Mrs. Cauffman has been awarded the NASA the Exceptional Achievement Medal and she is a three-time recipient of the NASA Outstanding Leadership Medal. She is also a four times recipient of the NASA Acquisition Improvement Award, and numerous GSFC and HQ awards.  She is a Senior Fellow on the Council for Excellence in Government. She is an Honorary Member of the National Academy of Sciences, Costa Rica. She is also an Honorary Member of the Colegio Federado de Ingenieros y de Arquitectos in Costa Rica. Due to her extensive work in outreach and STEM in Costa Rica and Latin America the Government of Costa Rica issued a stamp in her honor in 2017. Cauffman attended the University of Costa Rica before transferring to George Mason University. She received a B.S. in physics, a B.S in electrical engineering and a M.S. in electrical engineering, all from George Mason University. At George Mason, she learned English. GMU honored Ms. Cauffman achievements at their 50th Anniversary in 2018 as one of the 50 “exemplars”, alumni who exemplify the impact of a Mason degree around the world.

== Career ==
Sandra Cauffman has worked on many missions at NASA. Previously she was the Deputy Project Manager for the Mars Atmosphere and Volatile Evolution mission (MAVEN), a mission to the red planet to its atmosphere. With this position, she became widely recognized in her native country, Costa Rica.
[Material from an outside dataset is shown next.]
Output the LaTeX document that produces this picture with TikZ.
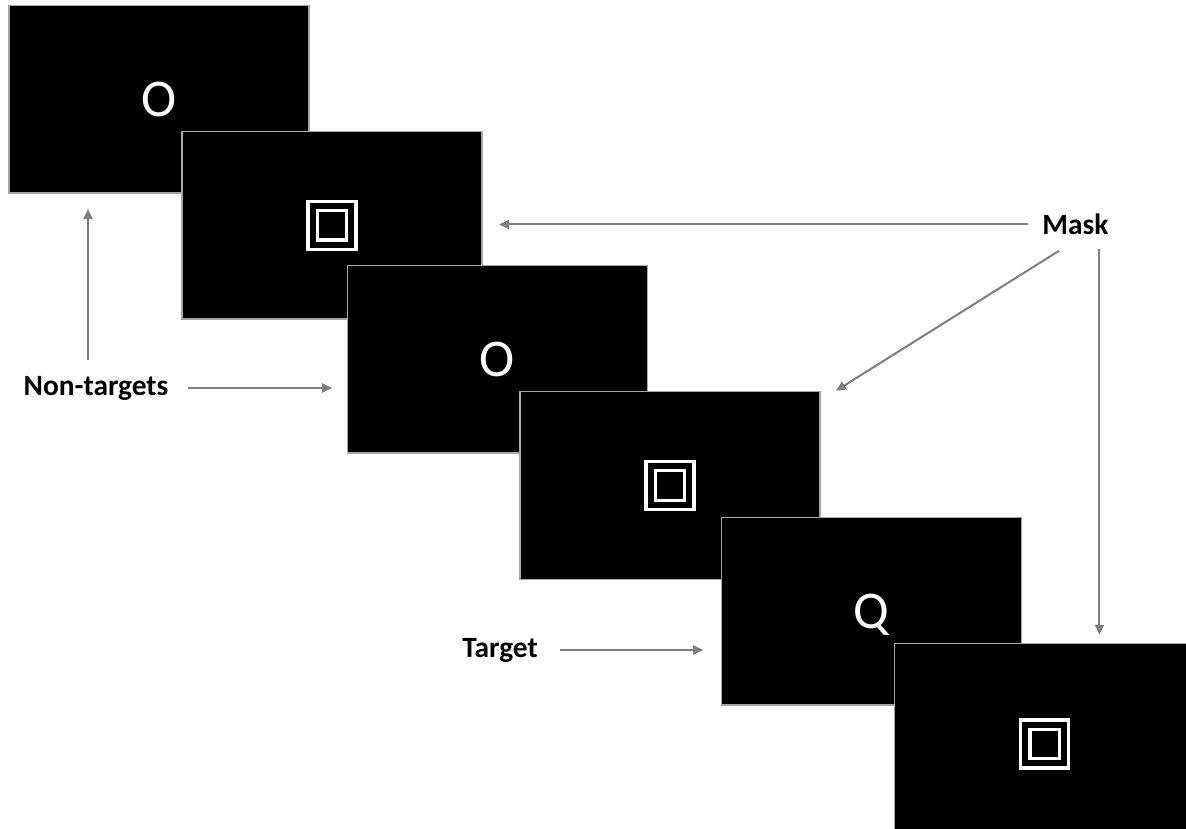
\documentclass[tikz,border=0pt]{standalone}
\usepackage{fontspec}
\setmainfont{Carlito}
\usetikzlibrary{arrows.meta,calc}
\definecolor{arrowgray}{HTML}{7F7F7F}
\definecolor{framegray}{HTML}{A6A6A6}
\tikzset{
  screen/.style={draw=framegray,line width=1.2pt,fill=black,minimum width=300pt,minimum height=187.5pt,
    inner sep=0pt,outer sep=0pt,text=white,font=\fontsize{53}{53}\selectfont,text depth=0pt},
  lbl/.style={font=\bfseries\fontsize{29.4}{31}\selectfont,inner sep=0pt,text=black},
  arr/.style={draw=arrowgray,line width=2pt,-{Triangle[length=10pt,width=9pt]}},
  maskicon/.style={draw=white,line width=3.3pt},
  maskpic/.pic={
    \draw[maskicon] (-24,-24) rectangle (24,24);
    \draw[maskicon] (-14.8,-14.8) rectangle (14.8,14.8);
  }
}
\begin{document}
\begin{tikzpicture}[x=1pt,y=-1pt]
\useasboundingbox (0,0) rectangle (1186,829);
\node[screen] (s1) at (159,99.3) {O};
\node[screen] (s2) at (332,225.3) {};
\pic at (s2.center) {maskpic};
\node[screen] (s3) at (497.2,359.2) {O};
\node[screen] (s4) at (670,485.5) {};
\pic at (s4.center) {maskpic};
\node[screen] (s5) at (871.2,611.2) {Q};
\node[screen] (s6) at (1044.3,737.5) {};
\pic at ($(s6.center)+(0.5,6.5)$) {maskpic};

\node[lbl] (mask) at (1075.5,224.5) {Mask};
\node[lbl] (nt) at (96,388) {Non-targets};
\node[lbl] (tg) at (500,650) {Target};

\draw[arr,shorten <=14pt,shorten >=17pt] (mask.west) -- (s2.east |- mask.west);
\draw[arr] ($(mask.south)+(-16.5,15.7)$) -- ($(s4.north east)+(16,-1)$);
\draw[arr,shorten >=9pt] ($(mask.south east)+(-9.3,13.5)$) -- ($(s6.north -| mask.south east)+(-9.3,0)$);
\draw[arr,shorten >=16pt] ($(nt.north)+(-8,-16)$) -- ($(s1.south -| nt.north)+(-8,0)$);
\draw[arr,shorten <=19pt,shorten >=15pt] (nt.east) -- (s3.west |- nt.east);
\draw[arr,shorten <=22pt,shorten >=18pt] (tg.east) -- (s5.west |- tg.east);
\end{tikzpicture}
\end{document}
Afterwards, she worked as Deputy Systems Program Director for the Geostationary Operational Environmental Satellites-R (GOES-R). Currently she is the Deputy Director of NASA's Division of Earth Sciences. From February 2019 until June 2020, she was Acting Director of the Earth Science Division.

As of 2014, she was only one of 4 Costa Ricans working directly for NASA. On many of the projects she worked on, including the Hubble Space Telescope Servicing Mission 1, she was often one of few female engineers on the team. Cauffman gave a Young TEDx talk in 2014 to inspire young people to dream. Cauffman wants all young people to believe that even if they have come from a poor family, that they can still reach their goals. After her retirement, she is planning to help support STEM for young people in Costa Rica. In 2016, Cauffman helped six high-school students from Costa Rica to visit Cape Canaveral as VIP guests for the launch of the GOES satellite.

In 2023, the University of Costa Rica conferred the title of Doctorate Honoris Causa for her contributions to research and development in science and technology, as well as the impulse she has given to young Costa Ricans, and especially women, to venture into these areas of knowledge.” The ceremony took place on March 8, 2023, celebrating international women’s day. She is the fourth women distinguished with this title.